● EXERCISE
Find all lines in the records that include the word "this", and copy them out.

---- ENTRIES

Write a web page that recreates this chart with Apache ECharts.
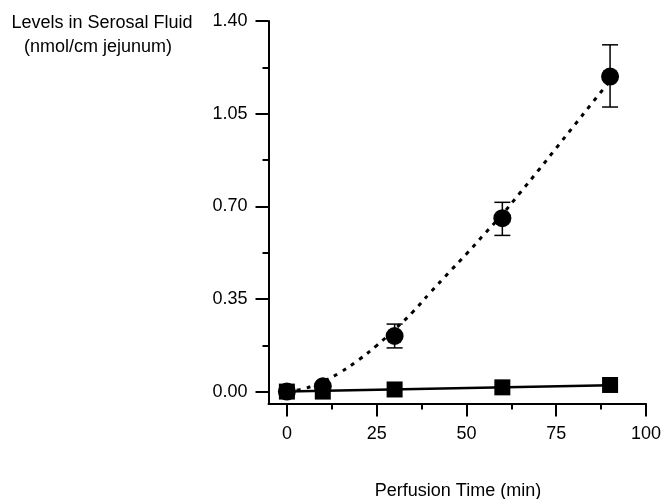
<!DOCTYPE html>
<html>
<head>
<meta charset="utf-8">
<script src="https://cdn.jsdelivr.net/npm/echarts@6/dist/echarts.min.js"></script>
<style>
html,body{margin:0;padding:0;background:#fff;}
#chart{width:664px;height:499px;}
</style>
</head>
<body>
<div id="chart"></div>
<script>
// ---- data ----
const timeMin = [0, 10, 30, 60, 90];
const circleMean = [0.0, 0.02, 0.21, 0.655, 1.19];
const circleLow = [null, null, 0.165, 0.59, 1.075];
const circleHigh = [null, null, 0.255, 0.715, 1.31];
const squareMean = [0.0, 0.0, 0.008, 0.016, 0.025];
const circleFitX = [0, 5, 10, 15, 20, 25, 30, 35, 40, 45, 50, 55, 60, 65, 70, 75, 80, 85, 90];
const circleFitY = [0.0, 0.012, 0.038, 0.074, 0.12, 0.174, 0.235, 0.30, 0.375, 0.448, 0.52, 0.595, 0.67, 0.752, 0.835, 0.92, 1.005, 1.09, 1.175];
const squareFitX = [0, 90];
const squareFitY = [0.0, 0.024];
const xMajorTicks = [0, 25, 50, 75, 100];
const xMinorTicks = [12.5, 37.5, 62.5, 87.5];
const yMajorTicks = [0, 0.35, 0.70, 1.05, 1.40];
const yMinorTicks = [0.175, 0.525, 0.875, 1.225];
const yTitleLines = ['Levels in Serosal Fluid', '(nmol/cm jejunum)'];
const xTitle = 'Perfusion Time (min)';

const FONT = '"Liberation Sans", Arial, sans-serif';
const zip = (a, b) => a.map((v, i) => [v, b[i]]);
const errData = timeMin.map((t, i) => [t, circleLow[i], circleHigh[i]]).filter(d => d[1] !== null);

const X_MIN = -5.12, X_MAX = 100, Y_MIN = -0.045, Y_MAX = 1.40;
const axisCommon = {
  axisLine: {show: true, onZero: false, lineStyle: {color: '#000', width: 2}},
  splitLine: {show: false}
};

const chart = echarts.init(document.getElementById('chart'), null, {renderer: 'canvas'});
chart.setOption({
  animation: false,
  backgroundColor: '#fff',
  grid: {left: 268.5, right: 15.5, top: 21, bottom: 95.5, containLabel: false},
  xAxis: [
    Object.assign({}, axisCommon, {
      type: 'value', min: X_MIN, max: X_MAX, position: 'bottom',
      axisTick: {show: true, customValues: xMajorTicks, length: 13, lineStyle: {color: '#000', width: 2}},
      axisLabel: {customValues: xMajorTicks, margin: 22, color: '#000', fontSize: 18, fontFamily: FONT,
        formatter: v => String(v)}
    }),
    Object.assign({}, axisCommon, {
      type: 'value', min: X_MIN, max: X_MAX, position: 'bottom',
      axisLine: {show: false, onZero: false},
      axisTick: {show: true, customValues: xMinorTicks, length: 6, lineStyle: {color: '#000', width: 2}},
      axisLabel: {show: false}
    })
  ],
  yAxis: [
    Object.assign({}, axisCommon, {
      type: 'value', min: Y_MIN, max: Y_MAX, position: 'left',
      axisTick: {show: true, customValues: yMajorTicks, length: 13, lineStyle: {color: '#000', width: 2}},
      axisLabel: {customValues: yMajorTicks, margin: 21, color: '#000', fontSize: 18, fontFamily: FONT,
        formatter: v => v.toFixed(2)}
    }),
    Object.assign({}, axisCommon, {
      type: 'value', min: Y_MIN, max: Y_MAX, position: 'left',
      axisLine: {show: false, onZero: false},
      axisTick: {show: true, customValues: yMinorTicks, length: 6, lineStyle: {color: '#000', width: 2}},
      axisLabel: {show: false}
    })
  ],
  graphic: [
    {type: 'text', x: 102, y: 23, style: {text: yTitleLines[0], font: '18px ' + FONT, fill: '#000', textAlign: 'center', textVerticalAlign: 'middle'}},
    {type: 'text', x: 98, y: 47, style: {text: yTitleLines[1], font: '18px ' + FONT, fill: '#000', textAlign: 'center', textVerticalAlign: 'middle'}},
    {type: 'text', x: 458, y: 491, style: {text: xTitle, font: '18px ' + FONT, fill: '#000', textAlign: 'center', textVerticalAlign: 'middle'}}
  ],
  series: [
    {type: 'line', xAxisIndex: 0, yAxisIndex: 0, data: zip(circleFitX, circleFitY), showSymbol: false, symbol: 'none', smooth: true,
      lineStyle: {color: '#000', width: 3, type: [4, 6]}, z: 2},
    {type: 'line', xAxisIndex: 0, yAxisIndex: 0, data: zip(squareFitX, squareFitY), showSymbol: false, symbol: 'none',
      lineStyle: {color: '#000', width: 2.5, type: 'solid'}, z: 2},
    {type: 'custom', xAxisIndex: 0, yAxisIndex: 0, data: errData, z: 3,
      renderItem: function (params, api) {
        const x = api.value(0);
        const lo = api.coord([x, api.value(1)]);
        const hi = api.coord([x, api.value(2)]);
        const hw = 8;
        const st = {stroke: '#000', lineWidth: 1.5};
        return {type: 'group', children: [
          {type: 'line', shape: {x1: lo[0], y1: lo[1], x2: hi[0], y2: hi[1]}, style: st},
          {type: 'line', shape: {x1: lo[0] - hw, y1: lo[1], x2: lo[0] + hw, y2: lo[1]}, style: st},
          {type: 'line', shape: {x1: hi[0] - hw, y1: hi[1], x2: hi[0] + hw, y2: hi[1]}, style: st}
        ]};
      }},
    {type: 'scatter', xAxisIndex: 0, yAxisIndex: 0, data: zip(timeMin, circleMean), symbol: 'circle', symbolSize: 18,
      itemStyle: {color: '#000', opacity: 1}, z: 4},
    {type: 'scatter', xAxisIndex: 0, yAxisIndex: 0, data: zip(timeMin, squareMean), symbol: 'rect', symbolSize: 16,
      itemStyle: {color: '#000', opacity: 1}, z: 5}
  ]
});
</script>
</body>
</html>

--------
---- ENTRIES

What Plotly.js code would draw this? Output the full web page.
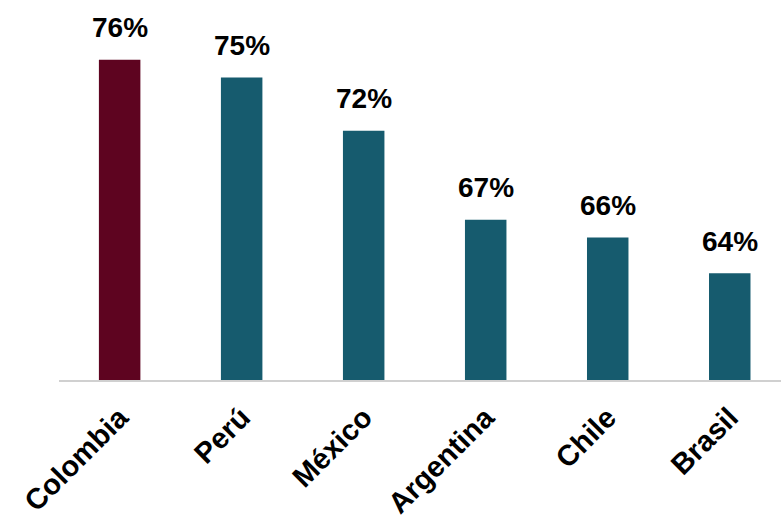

--------

● TASK SOLUTION
Write a web page that recreates this chart with Apache ECharts.
What Plotly.js code would draw this? Output the full web page.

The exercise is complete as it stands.